The U.S. taxpayer will now take most losses on a $300 billion package of bad debt Citigroup is holding:
Under the agreement, Citigroup and regulators will back up to $306 billion of largely residential and commercial real estate loans and certain other assets, which will remain on the bank’s balance sheet. Citigroup will shoulder losses on the first $29 billion of that portfolio.
Any remaining losses will be split between Citigroup and the government, with the bank absorbing 10 percent and the government absorbing 90 percent. The Treasury Department will use its bailout fund to assume up to $5 billion of losses. If necessary, the Federal Deposit Insurance Corporation will bear the next $10 billion of losses. Beyond that, the Federal Reserve will guarantee any additional losses.
In the deal the government will get some likely worthless equity in Citigroup.
The question I don’t see anybody touching is for what percentage of the notional value of the loans this deal was done. The deal terms (pdf) say:
Up to $306 bn in assets to be guaranteed (based on valuation agreed upon between institution and USG).
So who will set those values? Who will supervise those who set these values? There are billions of taxpayer dollars at risk in each percentage difference of these evaluations. Where is the reporting on that?

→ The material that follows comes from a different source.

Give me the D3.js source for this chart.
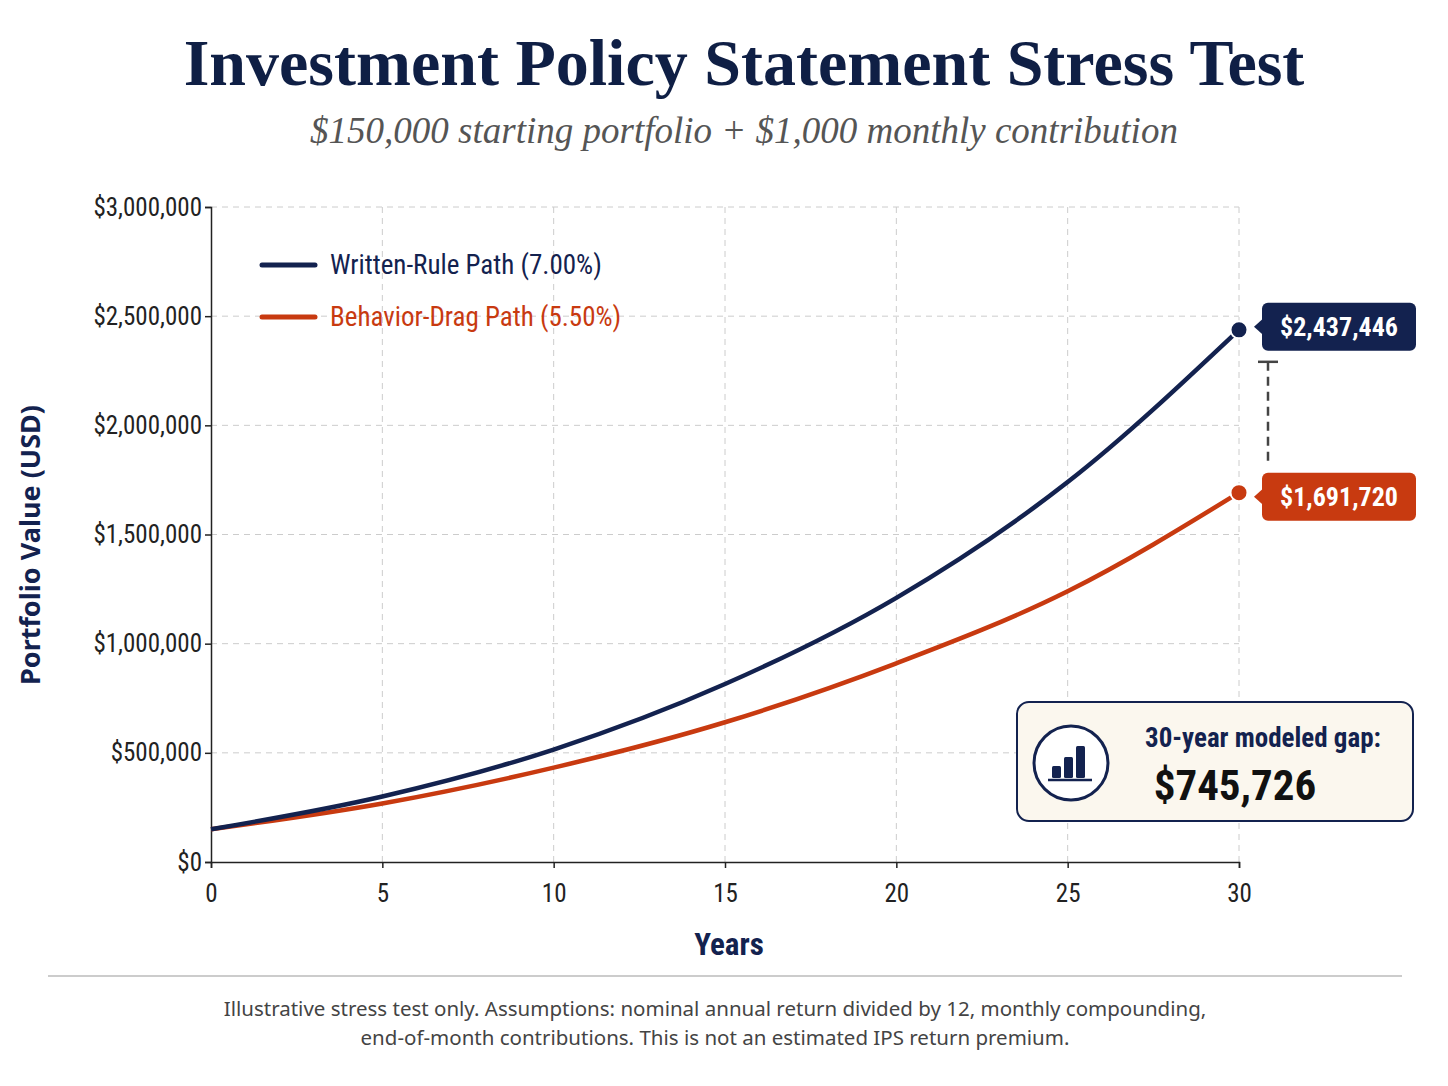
<!DOCTYPE html><html><head><meta charset="utf-8">
<script src="https://cdn.jsdelivr.net/npm/d3@7/dist/d3.min.js"></script>
<style>body{margin:0;background:#fff}</style></head><body>
<svg id="c" width="1448" height="1086"></svg>
<script>
const years=[0,5,10,15,20,25,30];
const writtenRule=[150000,300000,515000,815000,1210000,1740000,2437446];
const behaviorDrag=[150000,268000,432000,640000,910000,1240000,1691720];
const yTicks=[0,500000,1000000,1500000,2000000,2500000,3000000];
const xTicks=[0,5,10,15,20,25,30];
const navy="#13224f",orange="#c83a10";
const svg=d3.select("#c");
const x=d3.scaleLinear().domain([0,30]).range([211,1239]);
const y=d3.scaleLinear().domain([0,3000000]).range([862,207]);
const serif="'Liberation Serif','DejaVu Serif',serif", sans="'Liberation Sans Narrow','Roboto Condensed','Noto Sans',sans-serif";
svg.append("text").attr("x",744).attr("y",85).attr("text-anchor","middle").attr("font-family",serif).attr("font-weight","bold").attr("font-size",66).attr("fill","#0f1f45").text("Investment Policy Statement Stress Test");
svg.append("text").attr("x",744).attr("y",143).attr("text-anchor","middle").attr("font-family",serif).attr("font-style","italic").attr("font-size",37).attr("fill","#555").text("$150,000 starting portfolio + $1,000 monthly contribution");
const g=svg.append("g");
g.selectAll(".gy").data(yTicks.slice(1)).join("line").attr("x1",211).attr("x2",1239).attr("y1",d=>y(d)).attr("y2",d=>y(d)).attr("stroke","#ccc").attr("stroke-dasharray","6,5");
g.selectAll(".gx").data(xTicks.slice(1)).join("line").attr("y1",207).attr("y2",862).attr("x1",d=>x(d)).attr("x2",d=>x(d)).attr("stroke","#ccc").attr("stroke-dasharray","6,5");
const ya=svg.append("g").attr("transform","translate(211,0)").call(d3.axisLeft(y).tickValues(yTicks).tickFormat(d=>"$"+d3.format(",")(d)).tickSize(6));
const xa=svg.append("g").attr("transform","translate(0,862)").call(d3.axisBottom(x).tickValues(xTicks).tickSize(6));
[ya,xa].forEach(a=>{a.selectAll("text").attr("font-family",sans).attr("font-size",25).attr("fill","#222");a.selectAll("path,line").attr("stroke","#222").attr("stroke-width",1.5);});
ya.selectAll("text").attr("dy","0.32em");
xa.selectAll("text").attr("dy","1.25em");
svg.append("text").attr("transform","translate(40,545) rotate(-90)").attr("text-anchor","middle").attr("font-family","'Noto Sans',sans-serif").attr("font-weight","bold").attr("font-size",27).attr("fill",navy).text("Portfolio Value (USD)");
svg.append("text").attr("x",729).attr("y",955).attr("text-anchor","middle").attr("font-family",sans).attr("font-weight","bold").attr("font-size",31).attr("fill",navy).text("Years");
const line=d3.line().x((d,i)=>x(years[i])).y(d=>y(d)).curve(d3.curveMonotoneX);
svg.append("path").attr("d",line(behaviorDrag)).attr("fill","none").attr("stroke",orange).attr("stroke-width",4.5);
svg.append("path").attr("d",line(writtenRule)).attr("fill","none").attr("stroke",navy).attr("stroke-width",4.5);
[[writtenRule,navy],[behaviorDrag,orange]].forEach(([s,c])=>svg.append("circle").attr("cx",x(30)).attr("cy",y(s[6])).attr("r",8.5).attr("fill",c).attr("stroke","#fff").attr("stroke-width",2));
[["Written-Rule Path (7.00%)",navy,265],["Behavior-Drag Path (5.50%)",orange,317]].forEach(([t,c,yy])=>{
svg.append("line").attr("x1",262).attr("x2",315).attr("y1",yy).attr("y2",yy).attr("stroke",c).attr("stroke-width",5).attr("stroke-linecap","round");
svg.append("text").attr("x",330).attr("y",yy+9).attr("font-family",sans).attr("font-size",27).attr("fill",c).text(t);});
[[writtenRule[6],navy],[behaviorDrag[6],orange]].forEach(([v,c])=>{
const cy=y(v)+(c===orange?4:-3);
svg.append("path").attr("d",`M1254,${cy} L1264,${cy-9} L1264,${cy+9}Z`).attr("fill",c);
svg.append("rect").attr("x",1262).attr("y",cy-24).attr("width",154).attr("height",48).attr("rx",6).attr("fill",c);
svg.append("text").attr("x",1339).attr("y",cy+9).attr("text-anchor","middle").attr("font-family",sans).attr("font-weight","bold").attr("font-size",26).attr("fill","#fff").text("$"+d3.format(",")(v));});
svg.append("line").attr("x1",1268).attr("x2",1268).attr("y1",y(writtenRule[6])+32).attr("y2",y(behaviorDrag[6])-30).attr("stroke","#444").attr("stroke-width",2.5).attr("stroke-dasharray","9,6");
svg.append("line").attr("x1",1258).attr("x2",1278).attr("y1",y(writtenRule[6])+32).attr("y2",y(writtenRule[6])+32).attr("stroke","#444").attr("stroke-width",2.5);
svg.append("rect").attr("x",1017).attr("y",702).attr("width",396).attr("height",119).attr("rx",12).attr("fill","#fbf7ee").attr("stroke",navy).attr("stroke-width",2);
svg.append("circle").attr("cx",1071).attr("cy",763).attr("r",37).attr("fill","#fff").attr("stroke",navy).attr("stroke-width",3);
[[1052,766,12],[1064,757,21],[1076,746,32]].forEach(([bx,by,h])=>svg.append("rect").attr("x",bx).attr("y",by).attr("width",9).attr("height",h).attr("rx",1.5).attr("fill",navy));
svg.append("line").attr("x1",1048).attr("x2",1092).attr("y1",780).attr("y2",780).attr("stroke",navy).attr("stroke-width",2.5);
svg.append("text").attr("x",1263).attr("y",747).attr("text-anchor","middle").attr("font-family",sans).attr("font-weight","bold").attr("font-size",27).attr("fill",navy).text("30-year modeled gap:");
svg.append("text").attr("x",1235).attr("y",800).attr("text-anchor","middle").attr("font-family",sans).attr("font-weight","bold").attr("font-size",43).attr("fill","#111").text("$"+d3.format(",")(writtenRule[6]-behaviorDrag[6]));
svg.append("line").attr("x1",48).attr("x2",1402).attr("y1",976).attr("y2",976).attr("stroke","#bbb").attr("stroke-width",1.5);
["Illustrative stress test only. Assumptions: nominal annual return divided by 12, monthly compounding,","end-of-month contributions. This is not an estimated IPS return premium."].forEach((t,i)=>
svg.append("text").attr("x",715).attr("y",1016+i*29).attr("text-anchor","middle").attr("font-family","'Noto Sans',sans-serif").attr("font-size",20.5).attr("fill","#444").text(t));
</script></body></html>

Instead we are subjected to such nonsense:
Government officials fear taking over Citigroup would create a precedent: Unlike AIG, Citigroup’s balance sheet is relatively healthy, with relatively strong levels of capital particularly compared to most of its competitors.
Ahem, does the Citigroup official balance sheet matter at all?
In addition to $2 trillion in assets Citigroup has on its balance sheet, it has another $1.23 trillion in entities that aren’t reflected there. Some of those assets are tied to mortgages, and investors have worried they could cause heavy losses if they are brought back on the company’s books.
Citigroup is dead. There is no way the company can survive without a massive default. It will not be the only one. Others are lining up:
Government officials could face requests from other banks for similar help shoring up their balance sheets. Banks, hedge funds, and private equity firms have urged Capitol Hill
and government officials to restart the asset-purchase program in
recent weeks."The problem is that other banks would want to get in line" for such government support, says Thomas B. Michaud, a vice chairman of investment bank Keefe, Bruyette & Woods Inc. "Is there enough money to do that?"
Only if you print it …
And who is pulling the strings behind all this?
Inside Citigroup’s Park Avenue headquarters, the mood was tense. Through the weekend, Robert E. Rubin, the former Treasury secretary and an influential executive and director at Citigroup, held several discussions with Treasury Secretary Henry M. Paulson Jr.
Still hoping for change in the next administration?
It is testament to former Treasury Secretary Robert E. Rubin’s star power among many Democrats that as President-elect Barack Obama fills out his economic team, a virtual Rubin constellation is taking shape.
The president-elect’s choices for his top economic advisers —
Timothy F. Geithner as Treasury secretary, Lawrence H. Summers as
senior White House economics adviser and Peter R. Orszag as budget
director — are past protégés of Mr. Rubin, who held two of those jobs under President Bill Clinton. Even the headhunters for Mr. Obama have Rubin ties:
Michael Froman, Mr. Rubin’s chief of staff in the Treasury Department
who followed him to Citigroup, and James P. Rubin, Mr. Rubin’s son.
All three advisers — whom Mr. Obama will officially name on Monday and Tuesday — have been followers
of the economic formula that came to be called Rubinomics: balanced
budgets, free trade and financial deregulation, a combination that was
credited with fueling the prosperity of the 1990s.
The correct version of the last sentence would have been: "a combination that was credited with fueling busts and bailouts of 2008, 2009 and 2010".
With this Citigroup bailout and the prospect of the incoming team of Wall Street gangsters, the chance of a default of the U.S. government on its debt are now higher than ever.